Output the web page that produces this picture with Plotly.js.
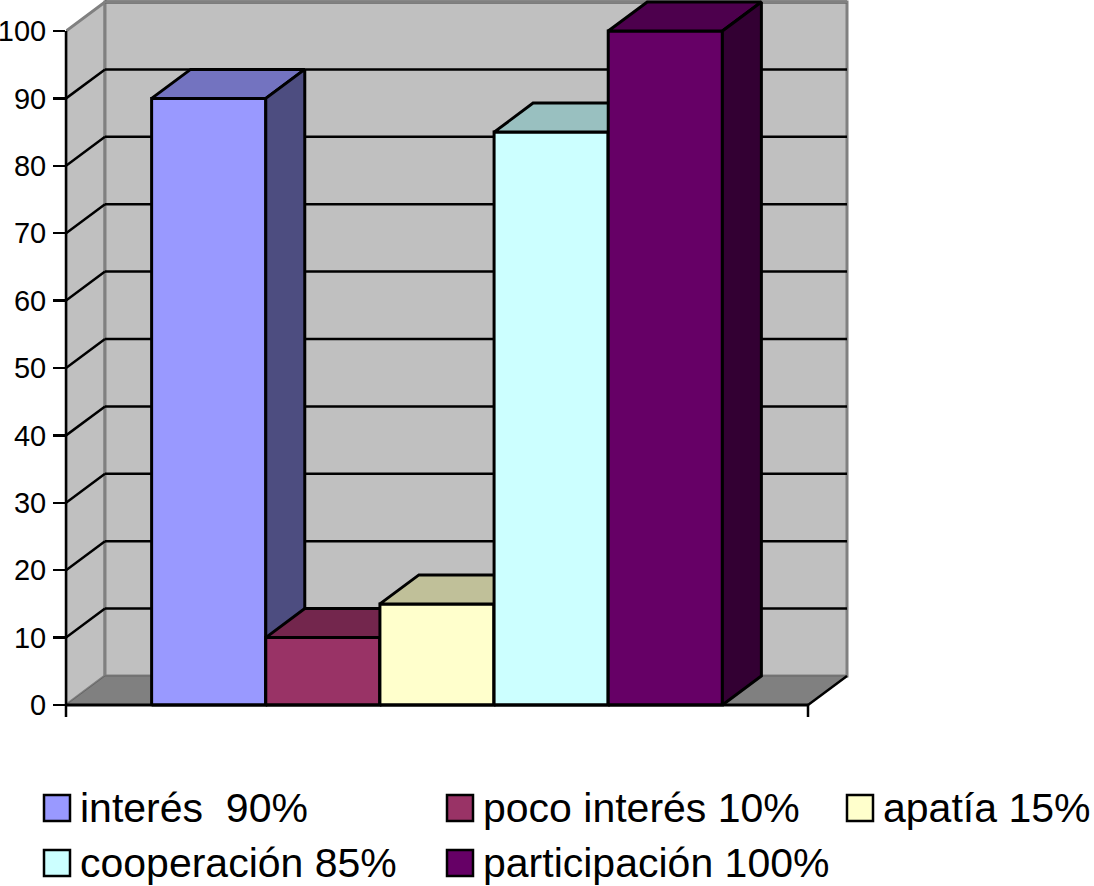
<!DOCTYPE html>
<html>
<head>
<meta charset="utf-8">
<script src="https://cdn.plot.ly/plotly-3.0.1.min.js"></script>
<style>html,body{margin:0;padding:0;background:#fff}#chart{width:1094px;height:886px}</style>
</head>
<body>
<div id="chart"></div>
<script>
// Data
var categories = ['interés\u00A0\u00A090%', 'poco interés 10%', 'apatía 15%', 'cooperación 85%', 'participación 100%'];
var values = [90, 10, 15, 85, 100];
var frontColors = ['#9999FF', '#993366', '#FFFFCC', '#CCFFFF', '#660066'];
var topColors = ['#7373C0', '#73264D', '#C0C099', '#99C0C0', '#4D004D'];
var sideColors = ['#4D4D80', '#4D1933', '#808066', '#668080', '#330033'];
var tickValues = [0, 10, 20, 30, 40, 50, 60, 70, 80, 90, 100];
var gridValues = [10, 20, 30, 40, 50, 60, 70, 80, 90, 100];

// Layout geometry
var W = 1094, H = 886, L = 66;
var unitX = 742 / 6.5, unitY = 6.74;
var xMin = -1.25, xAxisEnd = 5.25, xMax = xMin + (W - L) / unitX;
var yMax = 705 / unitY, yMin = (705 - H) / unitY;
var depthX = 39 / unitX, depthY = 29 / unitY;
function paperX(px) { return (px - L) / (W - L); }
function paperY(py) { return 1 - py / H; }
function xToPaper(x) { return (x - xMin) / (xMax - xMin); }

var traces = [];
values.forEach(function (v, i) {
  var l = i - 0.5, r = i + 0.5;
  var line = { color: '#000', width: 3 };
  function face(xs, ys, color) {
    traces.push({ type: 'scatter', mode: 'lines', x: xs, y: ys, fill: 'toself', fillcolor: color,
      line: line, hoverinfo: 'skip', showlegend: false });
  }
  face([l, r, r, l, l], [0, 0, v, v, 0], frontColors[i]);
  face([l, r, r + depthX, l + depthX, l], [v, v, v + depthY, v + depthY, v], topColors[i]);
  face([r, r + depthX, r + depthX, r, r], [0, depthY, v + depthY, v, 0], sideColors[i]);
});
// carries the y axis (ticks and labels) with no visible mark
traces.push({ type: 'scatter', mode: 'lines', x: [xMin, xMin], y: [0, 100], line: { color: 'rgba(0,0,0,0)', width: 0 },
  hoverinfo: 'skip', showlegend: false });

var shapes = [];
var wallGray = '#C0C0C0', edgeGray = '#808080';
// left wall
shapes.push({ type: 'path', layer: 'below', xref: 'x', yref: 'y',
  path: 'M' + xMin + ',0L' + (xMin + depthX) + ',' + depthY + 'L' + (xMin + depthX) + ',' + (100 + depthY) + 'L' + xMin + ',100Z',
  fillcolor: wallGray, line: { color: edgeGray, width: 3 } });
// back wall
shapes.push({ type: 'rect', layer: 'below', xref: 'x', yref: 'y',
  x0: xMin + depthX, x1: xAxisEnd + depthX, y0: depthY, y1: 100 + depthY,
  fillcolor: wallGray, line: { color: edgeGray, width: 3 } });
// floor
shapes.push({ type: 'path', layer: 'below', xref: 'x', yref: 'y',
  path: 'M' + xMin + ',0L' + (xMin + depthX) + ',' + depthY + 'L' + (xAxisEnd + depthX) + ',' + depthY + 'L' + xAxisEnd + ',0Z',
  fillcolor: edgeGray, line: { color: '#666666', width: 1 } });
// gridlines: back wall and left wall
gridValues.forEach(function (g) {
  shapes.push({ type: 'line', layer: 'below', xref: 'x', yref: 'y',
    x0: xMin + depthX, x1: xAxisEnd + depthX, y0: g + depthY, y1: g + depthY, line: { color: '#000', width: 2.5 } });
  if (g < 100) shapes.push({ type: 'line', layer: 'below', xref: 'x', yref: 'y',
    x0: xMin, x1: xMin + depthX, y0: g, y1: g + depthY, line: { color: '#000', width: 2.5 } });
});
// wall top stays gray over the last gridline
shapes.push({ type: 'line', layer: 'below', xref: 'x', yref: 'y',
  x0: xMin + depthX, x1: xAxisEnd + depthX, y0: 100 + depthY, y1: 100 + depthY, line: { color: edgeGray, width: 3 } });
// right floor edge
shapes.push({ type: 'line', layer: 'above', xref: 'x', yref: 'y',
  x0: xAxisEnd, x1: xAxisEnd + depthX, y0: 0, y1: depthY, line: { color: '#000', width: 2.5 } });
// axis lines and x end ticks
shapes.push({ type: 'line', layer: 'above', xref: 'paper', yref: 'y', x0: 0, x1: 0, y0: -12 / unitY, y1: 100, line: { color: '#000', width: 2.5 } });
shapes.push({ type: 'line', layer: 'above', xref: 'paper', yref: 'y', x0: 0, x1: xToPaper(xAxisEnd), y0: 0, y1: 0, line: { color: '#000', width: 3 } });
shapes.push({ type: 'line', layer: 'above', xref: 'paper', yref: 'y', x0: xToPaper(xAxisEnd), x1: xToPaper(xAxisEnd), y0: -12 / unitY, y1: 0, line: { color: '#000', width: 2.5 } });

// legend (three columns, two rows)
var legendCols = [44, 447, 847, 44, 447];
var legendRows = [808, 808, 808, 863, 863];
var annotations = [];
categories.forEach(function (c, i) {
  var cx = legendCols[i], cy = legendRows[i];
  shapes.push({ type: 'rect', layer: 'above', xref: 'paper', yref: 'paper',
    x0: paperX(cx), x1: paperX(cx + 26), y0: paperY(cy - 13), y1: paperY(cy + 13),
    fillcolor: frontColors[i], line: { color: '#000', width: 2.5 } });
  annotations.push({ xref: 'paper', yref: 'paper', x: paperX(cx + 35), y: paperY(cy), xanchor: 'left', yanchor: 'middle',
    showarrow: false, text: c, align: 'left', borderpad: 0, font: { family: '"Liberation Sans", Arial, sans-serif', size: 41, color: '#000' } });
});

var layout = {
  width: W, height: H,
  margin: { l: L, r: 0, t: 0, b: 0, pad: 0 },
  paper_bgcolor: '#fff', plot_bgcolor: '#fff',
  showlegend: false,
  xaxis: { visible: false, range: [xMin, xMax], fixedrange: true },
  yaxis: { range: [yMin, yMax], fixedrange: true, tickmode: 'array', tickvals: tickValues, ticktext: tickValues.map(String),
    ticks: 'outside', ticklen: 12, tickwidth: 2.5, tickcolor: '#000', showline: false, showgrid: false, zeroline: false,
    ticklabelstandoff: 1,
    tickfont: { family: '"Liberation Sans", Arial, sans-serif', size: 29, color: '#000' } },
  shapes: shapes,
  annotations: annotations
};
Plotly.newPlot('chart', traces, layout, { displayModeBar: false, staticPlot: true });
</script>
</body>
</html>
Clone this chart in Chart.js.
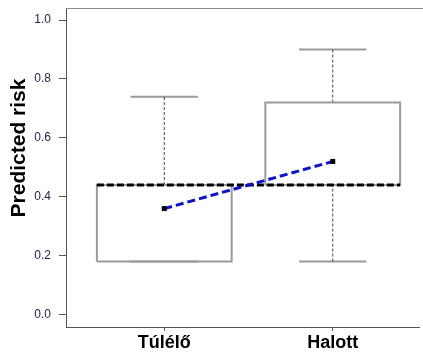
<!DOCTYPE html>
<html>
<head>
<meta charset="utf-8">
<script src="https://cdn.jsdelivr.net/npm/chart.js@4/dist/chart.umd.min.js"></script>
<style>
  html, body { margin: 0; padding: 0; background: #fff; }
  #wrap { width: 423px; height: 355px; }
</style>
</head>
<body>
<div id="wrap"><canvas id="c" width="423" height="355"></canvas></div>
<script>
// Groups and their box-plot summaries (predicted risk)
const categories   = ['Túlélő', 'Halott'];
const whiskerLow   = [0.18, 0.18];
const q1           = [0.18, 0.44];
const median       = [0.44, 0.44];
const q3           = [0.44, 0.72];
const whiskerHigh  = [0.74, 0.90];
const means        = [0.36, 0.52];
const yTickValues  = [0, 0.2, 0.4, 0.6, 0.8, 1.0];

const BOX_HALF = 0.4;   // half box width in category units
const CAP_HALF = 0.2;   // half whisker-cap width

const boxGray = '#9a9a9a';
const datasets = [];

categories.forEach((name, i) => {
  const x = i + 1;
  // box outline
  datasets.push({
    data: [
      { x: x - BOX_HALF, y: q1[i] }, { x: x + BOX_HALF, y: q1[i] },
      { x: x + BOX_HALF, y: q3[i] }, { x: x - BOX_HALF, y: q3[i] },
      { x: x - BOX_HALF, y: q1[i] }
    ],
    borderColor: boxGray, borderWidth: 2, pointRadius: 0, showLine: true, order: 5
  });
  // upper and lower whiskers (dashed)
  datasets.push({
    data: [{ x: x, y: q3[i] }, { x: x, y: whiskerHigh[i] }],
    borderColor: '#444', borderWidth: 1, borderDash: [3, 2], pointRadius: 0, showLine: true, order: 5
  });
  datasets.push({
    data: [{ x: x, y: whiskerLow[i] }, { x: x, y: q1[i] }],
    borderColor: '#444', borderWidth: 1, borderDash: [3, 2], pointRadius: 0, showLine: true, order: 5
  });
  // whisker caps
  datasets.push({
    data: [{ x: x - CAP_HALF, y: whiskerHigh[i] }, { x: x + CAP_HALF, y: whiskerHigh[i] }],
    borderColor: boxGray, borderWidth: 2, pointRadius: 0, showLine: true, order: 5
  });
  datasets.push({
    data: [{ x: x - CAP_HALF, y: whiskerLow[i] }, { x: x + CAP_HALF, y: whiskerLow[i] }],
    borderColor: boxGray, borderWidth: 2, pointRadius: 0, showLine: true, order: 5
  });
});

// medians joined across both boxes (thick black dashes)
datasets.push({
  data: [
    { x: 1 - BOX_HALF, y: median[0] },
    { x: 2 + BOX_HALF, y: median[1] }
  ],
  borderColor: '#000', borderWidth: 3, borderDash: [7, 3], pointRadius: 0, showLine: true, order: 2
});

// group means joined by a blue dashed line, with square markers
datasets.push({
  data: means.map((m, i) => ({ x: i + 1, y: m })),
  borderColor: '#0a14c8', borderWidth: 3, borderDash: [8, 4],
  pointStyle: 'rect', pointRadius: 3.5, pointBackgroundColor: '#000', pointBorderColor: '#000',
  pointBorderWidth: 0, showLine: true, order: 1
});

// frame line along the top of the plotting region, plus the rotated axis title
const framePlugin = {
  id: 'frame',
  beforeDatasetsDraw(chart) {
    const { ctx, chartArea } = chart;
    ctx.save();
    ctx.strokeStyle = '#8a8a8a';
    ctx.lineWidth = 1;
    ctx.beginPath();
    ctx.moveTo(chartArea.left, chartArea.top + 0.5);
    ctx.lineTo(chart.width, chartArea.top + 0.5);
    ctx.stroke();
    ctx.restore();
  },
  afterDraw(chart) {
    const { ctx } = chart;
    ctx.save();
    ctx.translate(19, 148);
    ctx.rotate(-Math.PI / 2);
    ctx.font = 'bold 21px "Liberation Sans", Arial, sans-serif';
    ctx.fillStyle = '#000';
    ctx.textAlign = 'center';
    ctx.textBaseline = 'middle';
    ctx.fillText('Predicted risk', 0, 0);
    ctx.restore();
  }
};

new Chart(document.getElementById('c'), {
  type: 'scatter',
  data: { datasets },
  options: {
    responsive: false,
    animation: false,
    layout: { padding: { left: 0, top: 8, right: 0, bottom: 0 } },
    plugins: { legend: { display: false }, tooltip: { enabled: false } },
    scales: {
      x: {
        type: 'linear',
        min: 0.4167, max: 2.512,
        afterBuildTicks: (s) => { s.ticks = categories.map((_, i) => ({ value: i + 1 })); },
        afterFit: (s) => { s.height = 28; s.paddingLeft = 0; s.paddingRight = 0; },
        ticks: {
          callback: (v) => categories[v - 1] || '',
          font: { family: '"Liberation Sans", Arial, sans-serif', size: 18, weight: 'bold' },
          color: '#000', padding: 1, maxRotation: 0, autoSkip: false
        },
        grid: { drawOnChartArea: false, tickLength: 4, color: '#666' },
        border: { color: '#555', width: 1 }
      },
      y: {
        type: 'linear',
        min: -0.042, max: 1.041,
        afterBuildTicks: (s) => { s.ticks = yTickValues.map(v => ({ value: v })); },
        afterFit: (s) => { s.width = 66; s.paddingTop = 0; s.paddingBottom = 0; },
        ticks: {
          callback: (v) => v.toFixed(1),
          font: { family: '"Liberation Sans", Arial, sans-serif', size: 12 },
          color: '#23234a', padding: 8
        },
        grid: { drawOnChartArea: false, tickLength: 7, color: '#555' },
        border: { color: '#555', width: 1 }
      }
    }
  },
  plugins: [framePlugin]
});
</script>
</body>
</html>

-=-=-

Report only how many lines in the listing contain the string "this".

2